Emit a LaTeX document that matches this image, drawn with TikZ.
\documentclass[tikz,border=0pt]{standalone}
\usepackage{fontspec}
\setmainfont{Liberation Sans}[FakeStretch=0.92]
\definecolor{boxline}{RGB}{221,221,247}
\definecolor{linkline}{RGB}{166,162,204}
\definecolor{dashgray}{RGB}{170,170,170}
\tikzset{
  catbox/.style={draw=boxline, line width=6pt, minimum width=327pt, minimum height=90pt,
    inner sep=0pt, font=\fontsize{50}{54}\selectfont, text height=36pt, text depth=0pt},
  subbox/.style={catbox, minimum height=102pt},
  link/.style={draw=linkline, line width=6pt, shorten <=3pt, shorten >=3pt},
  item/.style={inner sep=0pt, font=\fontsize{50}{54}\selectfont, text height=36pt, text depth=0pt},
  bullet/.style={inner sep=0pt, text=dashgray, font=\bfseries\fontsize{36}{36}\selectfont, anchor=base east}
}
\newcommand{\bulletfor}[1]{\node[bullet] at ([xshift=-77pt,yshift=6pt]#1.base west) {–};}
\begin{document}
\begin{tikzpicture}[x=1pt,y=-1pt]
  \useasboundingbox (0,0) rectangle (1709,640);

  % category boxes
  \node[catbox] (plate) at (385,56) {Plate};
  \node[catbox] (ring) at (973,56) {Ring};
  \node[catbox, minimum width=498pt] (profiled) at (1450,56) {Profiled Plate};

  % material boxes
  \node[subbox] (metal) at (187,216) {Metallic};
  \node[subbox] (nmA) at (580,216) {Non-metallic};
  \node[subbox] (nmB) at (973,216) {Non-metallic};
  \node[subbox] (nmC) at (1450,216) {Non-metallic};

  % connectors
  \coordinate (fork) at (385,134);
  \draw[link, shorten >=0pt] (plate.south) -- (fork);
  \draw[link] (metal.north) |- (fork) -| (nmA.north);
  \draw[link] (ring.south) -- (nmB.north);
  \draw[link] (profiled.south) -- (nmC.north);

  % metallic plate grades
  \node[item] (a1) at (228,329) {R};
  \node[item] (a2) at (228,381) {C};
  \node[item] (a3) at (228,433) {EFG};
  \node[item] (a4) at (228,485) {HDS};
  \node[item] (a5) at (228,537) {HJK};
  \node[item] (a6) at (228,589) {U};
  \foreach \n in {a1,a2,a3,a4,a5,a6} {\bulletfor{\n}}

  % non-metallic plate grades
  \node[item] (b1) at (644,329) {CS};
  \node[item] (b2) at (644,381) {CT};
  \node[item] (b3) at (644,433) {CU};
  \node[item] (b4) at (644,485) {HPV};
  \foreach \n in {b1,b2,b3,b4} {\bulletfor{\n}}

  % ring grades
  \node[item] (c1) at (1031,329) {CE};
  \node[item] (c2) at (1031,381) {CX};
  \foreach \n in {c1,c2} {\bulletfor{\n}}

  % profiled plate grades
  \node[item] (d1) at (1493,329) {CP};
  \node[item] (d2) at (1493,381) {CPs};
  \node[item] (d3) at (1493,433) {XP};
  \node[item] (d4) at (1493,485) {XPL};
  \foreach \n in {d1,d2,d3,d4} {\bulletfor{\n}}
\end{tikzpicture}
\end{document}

What is being asked → Faithfully transcribe the whole of the data.

Output below →
Emit a LaTeX document that matches this image, drawn with TikZ.
\documentclass[tikz,border=0pt]{standalone}
\usepackage{fontspec}
\setmainfont{Liberation Sans}[FakeStretch=0.92]
\definecolor{boxline}{RGB}{221,221,247}
\definecolor{linkline}{RGB}{166,162,204}
\definecolor{dashgray}{RGB}{170,170,170}
\tikzset{
  catbox/.style={draw=boxline, line width=6pt, minimum width=327pt, minimum height=90pt,
    inner sep=0pt, font=\fontsize{50}{54}\selectfont, text height=36pt, text depth=0pt},
  subbox/.style={catbox, minimum height=102pt},
  link/.style={draw=linkline, line width=6pt, shorten <=3pt, shorten >=3pt},
  item/.style={inner sep=0pt, font=\fontsize{50}{54}\selectfont, text height=36pt, text depth=0pt},
  bullet/.style={inner sep=0pt, text=dashgray, font=\bfseries\fontsize{36}{36}\selectfont, anchor=base east}
}
\newcommand{\bulletfor}[1]{\node[bullet] at ([xshift=-77pt,yshift=6pt]#1.base west) {–};}
\begin{document}
\begin{tikzpicture}[x=1pt,y=-1pt]
  \useasboundingbox (0,0) rectangle (1709,640);

  % category boxes
  \node[catbox] (plate) at (385,56) {Plate};
  \node[catbox] (ring) at (973,56) {Ring};
  \node[catbox, minimum width=498pt] (profiled) at (1450,56) {Profiled Plate};

  % material boxes
  \node[subbox] (metal) at (187,216) {Metallic};
  \node[subbox] (nmA) at (580,216) {Non-metallic};
  \node[subbox] (nmB) at (973,216) {Non-metallic};
  \node[subbox] (nmC) at (1450,216) {Non-metallic};

  % connectors
  \coordinate (fork) at (385,134);
  \draw[link, shorten >=0pt] (plate.south) -- (fork);
  \draw[link] (metal.north) |- (fork) -| (nmA.north);
  \draw[link] (ring.south) -- (nmB.north);
  \draw[link] (profiled.south) -- (nmC.north);

  % metallic plate grades
  \node[item] (a1) at (228,329) {R};
  \node[item] (a2) at (228,381) {C};
  \node[item] (a3) at (228,433) {EFG};
  \node[item] (a4) at (228,485) {HDS};
  \node[item] (a5) at (228,537) {HJK};
  \node[item] (a6) at (228,589) {U};
  \foreach \n in {a1,a2,a3,a4,a5,a6} {\bulletfor{\n}}

  % non-metallic plate grades
  \node[item] (b1) at (644,329) {CS};
  \node[item] (b2) at (644,381) {CT};
  \node[item] (b3) at (644,433) {CU};
  \node[item] (b4) at (644,485) {HPV};
  \foreach \n in {b1,b2,b3,b4} {\bulletfor{\n}}

  % ring grades
  \node[item] (c1) at (1031,329) {CE};
  \node[item] (c2) at (1031,381) {CX};
  \foreach \n in {c1,c2} {\bulletfor{\n}}

  % profiled plate grades
  \node[item] (d1) at (1493,329) {CP};
  \node[item] (d2) at (1493,381) {CPs};
  \node[item] (d3) at (1493,433) {XP};
  \node[item] (d4) at (1493,485) {XPL};
  \foreach \n in {d1,d2,d3,d4} {\bulletfor{\n}}
\end{tikzpicture}
\end{document}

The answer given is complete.